Our data showed that a shortened default antibiotics prescription duration did not compromise crude in-hospital mortality. Shortening of the number of default days pushes clinical prescribers to re-evaluate the patient; whereas priorly the clinical physician usually did not de-escalate therapy or discontinued unnecessary drugs. On the other hand, shortening the default duration of antibiotics seemed to not affect the rates of major resistant infections (Table 2). Notably, the major resistant pathogens posing a threat in our institute were CRAB and VRE species (Table 2), and controlling these infections also requires strict measures such as standard and contact barrier precautions32,33. Although many studies of ASPs have shown reductions in resistant infections, a few studies have demonstrated opposing results. A Brazilian study identified a higher rate of resistant infections following implementation of a bundled ASP (clinical pharmacist chart reviews, discussion with microbiologists and infectious disease physicians, local education and continuous follow-up) when compared to the rates associated with the conventional ASP (clinical pharmacist chart reviews and discussion with infectious disease physicians)34. In our study, urgent use of restricted antibiotics with a post-prescription audit was allowed in ICU settings (Fig. 1); this strategy might have increased antibiotic selection pressure35,36. Moreover, the period during which the new ASP (shortened-default antibiotic prescription duration) was implemented was relatively short (2 years), and it is possible that a longer duration is needed to see a reduction in resistant infections.

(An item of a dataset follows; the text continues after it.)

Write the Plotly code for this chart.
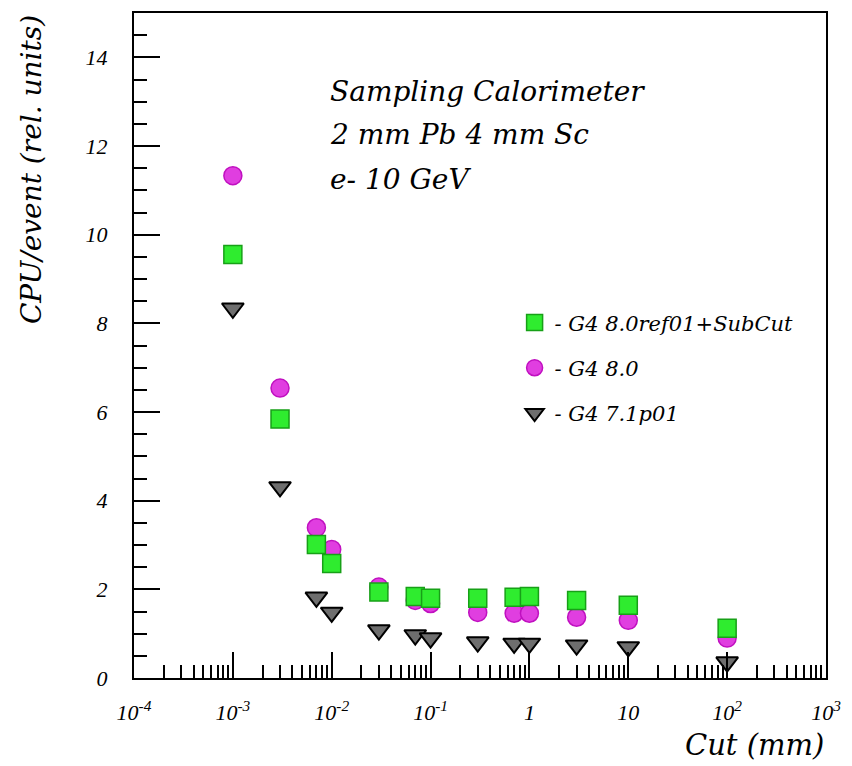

Our study has some limitations. First, our data were obtained by periodically measurement of the antibiotics consumption in the entire medical center, the patient characteristics and populations may change overtime therefore it is difficult to compare patients’ characteristics given the fluctuation of population over time. Moreover, there is lack of details regarding numbers of patients in ICU, days of ICU, as well as type of nosocomial infections in ICU. Our interventions may have less impact on antibiotics consumption due to urgent use of antibiotics and complexity of disease status as well as common emergence of resistance strains in ICU.

In summary, the implementation of a multi-disciplinary strategy to shorten the default duration of antibiotic prescriptions was effective at reducing antibiotic consumption while not compromising the rates of resistant infections or mortality.